Task instructions:
Return the material word for word. Do not include the pictures.

Data extract:
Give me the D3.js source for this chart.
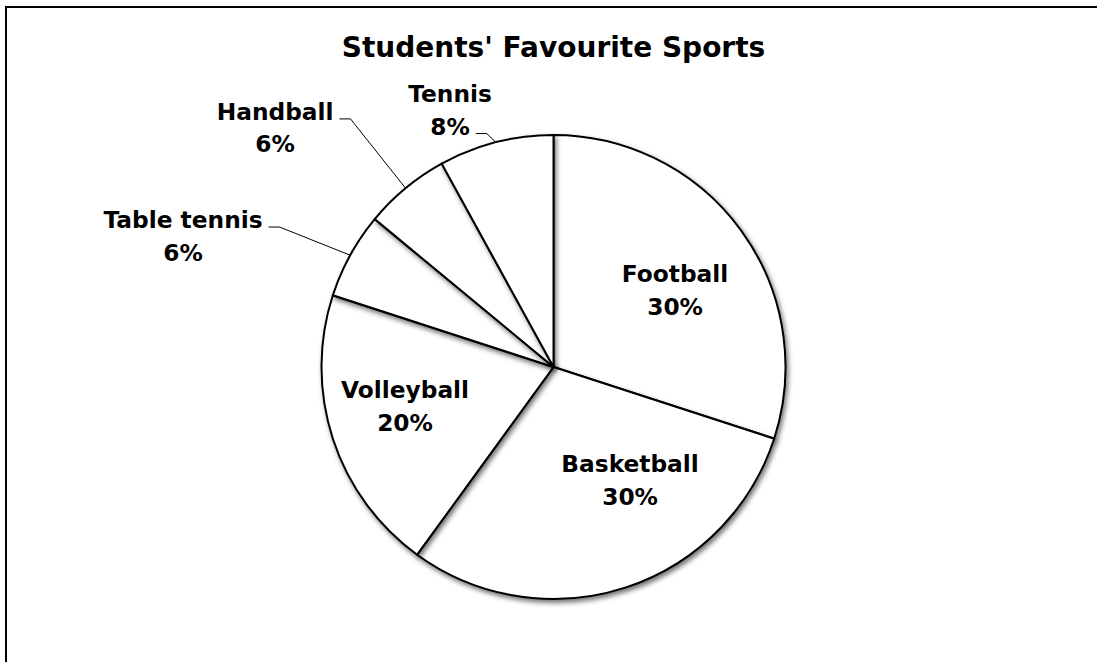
<!DOCTYPE html>
<html lang="en">
<head>
<meta charset="UTF-8">
<title>Students' Favourite Sports</title>
<script src="https://d3js.org/d3.v7.min.js"></script>
<style>
    body { margin: 0; background: #fff; }
    text {
        font-family: "DejaVu Sans", Verdana, sans-serif;
        font-weight: bold;
        fill: #000;
    }
    .slice { fill: #fff; stroke: #000; stroke-width: 2px; }
    .leader { fill: none; stroke: #000; stroke-width: 1px; }
</style>
</head>
<body>
<svg id="chart" width="1097" height="662"></svg>
<script>
// chart data
const sports = ["Football", "Basketball", "Volleyball", "Table tennis", "Handball", "Tennis"];
const shares = [30, 30, 20, 6, 6, 8];

// label layout: centre x / first baseline of each label, relative to pie centre, in radius units
const labelOffsets = [[0.524, -0.366], [0.330, 0.453], [-0.640, 0.134], [-1.597, -0.599], [-1.200, -1.065], [-0.446, -1.142]];
// which line of the label the leader line leaves from (-1 = no leader)
const leaderLine = [-1, -1, -1, 0, 0, 1];

const svg = d3.select("#chart");
const cx = 553.5, cy = 367, r = 232;

// outer frame (cut off by the picture on right and bottom)
svg.append("rect")
    .attr("x", 6).attr("y", 7)
    .attr("width", 1200).attr("height", 800)
    .attr("fill", "none").attr("stroke", "#000").attr("stroke-width", 2);

const defs = svg.append("defs");
const shadow = defs.append("filter").attr("id", "shadow")
    .attr("x", "-20%").attr("y", "-20%").attr("width", "140%").attr("height", "140%");
shadow.append("feDropShadow")
    .attr("dx", 2).attr("dy", 3).attr("stdDeviation", 2.5)
    .attr("flood-color", "#000").attr("flood-opacity", 0.55);

svg.append("text")
    .attr("x", cx).attr("y", 57)
    .attr("text-anchor", "middle")
    .style("font-size", "28px")
    .text("Students' Favourite Sports");

const data = sports.map((s, i) => ({ name: s, value: shares[i], i }));
const pie = d3.pie().value(d => d.value).sort(null);
const arcs = pie(data);
const arc = d3.arc().innerRadius(0).outerRadius(r);
const edge = d3.arc().innerRadius(r).outerRadius(r);

const g = svg.append("g").attr("transform", `translate(${cx},${cy})`);

g.selectAll("path.slice")
    .data(arcs)
    .join("path")
    .attr("class", "slice")
    .attr("d", arc)
    .attr("filter", "url(#shadow)");

// labels
const lineH = 32.5;
arcs.forEach(a => {
    const [ox, oy] = labelOffsets[a.data.i];
    const lx = ox * r, ly = oy * r;
    const t = g.append("text")
        .attr("text-anchor", "middle")
        .style("font-size", "23.3px");
    const spans = [
        t.append("tspan").attr("x", lx).attr("y", ly).text(a.data.name),
        t.append("tspan").attr("x", lx).attr("y", ly + lineH).text(a.data.value + "%")
    ];

    const li = leaderLine[a.data.i];
    if (li >= 0) {
        const w = spans[li].node().getComputedTextLength();
        const [ex, ey] = edge.centroid(a);
        const sx = lx + w / 2 + 6, sy = ly + li * lineH - 1;
        g.append("path")
            .attr("class", "leader")
            .attr("d", `M${sx},${sy}H${sx + 11}L${ex},${ey}`);
    }
});
</script>
</body>
</html>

Response below:
Give me the D3.js source for this chart.
<!DOCTYPE html>
<html lang="en">
<head>
<meta charset="UTF-8">
<title>Students' Favourite Sports</title>
<script src="https://d3js.org/d3.v7.min.js"></script>
<style>
    body { margin: 0; background: #fff; }
    text {
        font-family: "DejaVu Sans", Verdana, sans-serif;
        font-weight: bold;
        fill: #000;
    }
    .slice { fill: #fff; stroke: #000; stroke-width: 2px; }
    .leader { fill: none; stroke: #000; stroke-width: 1px; }
</style>
</head>
<body>
<svg id="chart" width="1097" height="662"></svg>
<script>
// chart data
const sports = ["Football", "Basketball", "Volleyball", "Table tennis", "Handball", "Tennis"];
const shares = [30, 30, 20, 6, 6, 8];

// label layout: centre x / first baseline of each label, relative to pie centre, in radius units
const labelOffsets = [[0.524, -0.366], [0.330, 0.453], [-0.640, 0.134], [-1.597, -0.599], [-1.200, -1.065], [-0.446, -1.142]];
// which line of the label the leader line leaves from (-1 = no leader)
const leaderLine = [-1, -1, -1, 0, 0, 1];

const svg = d3.select("#chart");
const cx = 553.5, cy = 367, r = 232;

// outer frame (cut off by the picture on right and bottom)
svg.append("rect")
    .attr("x", 6).attr("y", 7)
    .attr("width", 1200).attr("height", 800)
    .attr("fill", "none").attr("stroke", "#000").attr("stroke-width", 2);

const defs = svg.append("defs");
const shadow = defs.append("filter").attr("id", "shadow")
    .attr("x", "-20%").attr("y", "-20%").attr("width", "140%").attr("height", "140%");
shadow.append("feDropShadow")
    .attr("dx", 2).attr("dy", 3).attr("stdDeviation", 2.5)
    .attr("flood-color", "#000").attr("flood-opacity", 0.55);

svg.append("text")
    .attr("x", cx).attr("y", 57)
    .attr("text-anchor", "middle")
    .style("font-size", "28px")
    .text("Students' Favourite Sports");

const data = sports.map((s, i) => ({ name: s, value: shares[i], i }));
const pie = d3.pie().value(d => d.value).sort(null);
const arcs = pie(data);
const arc = d3.arc().innerRadius(0).outerRadius(r);
const edge = d3.arc().innerRadius(r).outerRadius(r);

const g = svg.append("g").attr("transform", `translate(${cx},${cy})`);

g.selectAll("path.slice")
    .data(arcs)
    .join("path")
    .attr("class", "slice")
    .attr("d", arc)
    .attr("filter", "url(#shadow)");

// labels
const lineH = 32.5;
arcs.forEach(a => {
    const [ox, oy] = labelOffsets[a.data.i];
    const lx = ox * r, ly = oy * r;
    const t = g.append("text")
        .attr("text-anchor", "middle")
        .style("font-size", "23.3px");
    const spans = [
        t.append("tspan").attr("x", lx).attr("y", ly).text(a.data.name),
        t.append("tspan").attr("x", lx).attr("y", ly + lineH).text(a.data.value + "%")
    ];

    const li = leaderLine[a.data.i];
    if (li >= 0) {
        const w = spans[li].node().getComputedTextLength();
        const [ex, ey] = edge.centroid(a);
        const sx = lx + w / 2 + 6, sy = ly + li * lineH - 1;
        g.append("path")
            .attr("class", "leader")
            .attr("d", `M${sx},${sy}H${sx + 11}L${ex},${ey}`);
    }
});
</script>
</body>
</html>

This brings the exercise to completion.